●更新日 09/06●


これぞ生き地獄、男女の修羅場ここにあり。


「その対象者(男性)はラブホテルの管理人であり、浮気の現場は自分のホテルである。」





これは、多少でも探偵術の心得がある者が聞いたら、
「う〜ん」と唸りながら腕組みしてしまいそうなシチュエーションである。

浮気調査の場合「対象者がラブホテルに入る」という状況は、
普通、探偵側の調査成功を意味する。
「ラブホテルに入る」のは「共に入る女性との肉体関係」を意味するからだ。
すなわち「不貞行為の証明」となり得る。





しかしこの対象者の場合、
「ラブホテルに入っただろう!?」と問い詰められても
「職場なんだから当たり前だ!」といわれておしまいになってしまう。
なんの変哲も無い日常へと置き換えられてしまうのだ。
仮にそこに女性が訪ねてきたとしても、
「職場に女友達が遊びに来た」という程度の意味になってしまうのである。

ただ幸運だったのは、その対象者が婿養子だったことだ。
そして、対象者の勤務するラブホテルのオーナーは、
依頼者である奥さんのお父さんだった。

ラブホテル側が探偵を全面的にバックアップしてくれるのだ。
これほど心強いことはない。

とはいえ、ホテル内の対象者の行動を簡単に把握できるものではない。
調査員達は、コツコツと調査をはじめる。

行動調査で、対象者の動きをつぶさに観察。
そのホテルに一人で訪れる女性をチェックしつづけ、浮気相手を特定。
その女性の行動や訪問時刻を統計し逢引の時間帯を限定。
女性調査員も動員して、ホテル内の様子を可能な限り観察。
いつも浮気に使う、対象者の「お気に入りの部屋」も特定。

地道な調査を続け、にじり寄るかのように情報を収集していった。
そうして、十分に準備を整えたある日。
ある作戦を決行することになる。

本来であれば、ここまでするのはどうかと思うし、
決してやりたくてやったわけではない。
しかし、ラブホテルを職場とし、
「浮気などしていない!」とシラを切り続ける対象者から
確実な証拠を得るためには、これしかなかったのだ。

対象者が浮気相手とホテルの一室に入った後、
オーナーからカギを預かった調査員は、
タイミングを見計らって、その部屋に踏み込んだのだ。
一緒に部屋に入るのは、依頼者の奥さんとその父と母。

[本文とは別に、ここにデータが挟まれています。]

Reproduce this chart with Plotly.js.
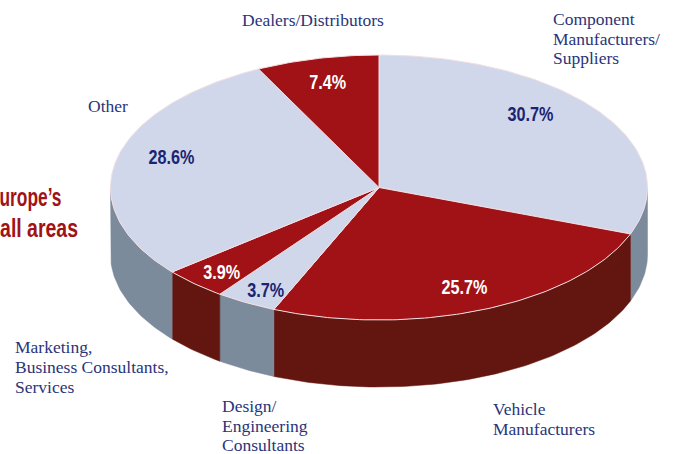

それから対象者の身内が一名。

調査員2名を含む総勢7人が、どやどやと部屋に入り込んだとき、
対象者と愛人は、まさに行為の真っ最中だった。


まっさいちゅう。


キレて、泣き叫ぶ依頼者
全裸で逆ギレする対象者
悲鳴をあげる愛人
怒号を上げる父
わめき散らす母
おろおろする対象者の身内。





ホテルの一室は阿鼻叫喚の地獄絵図となった。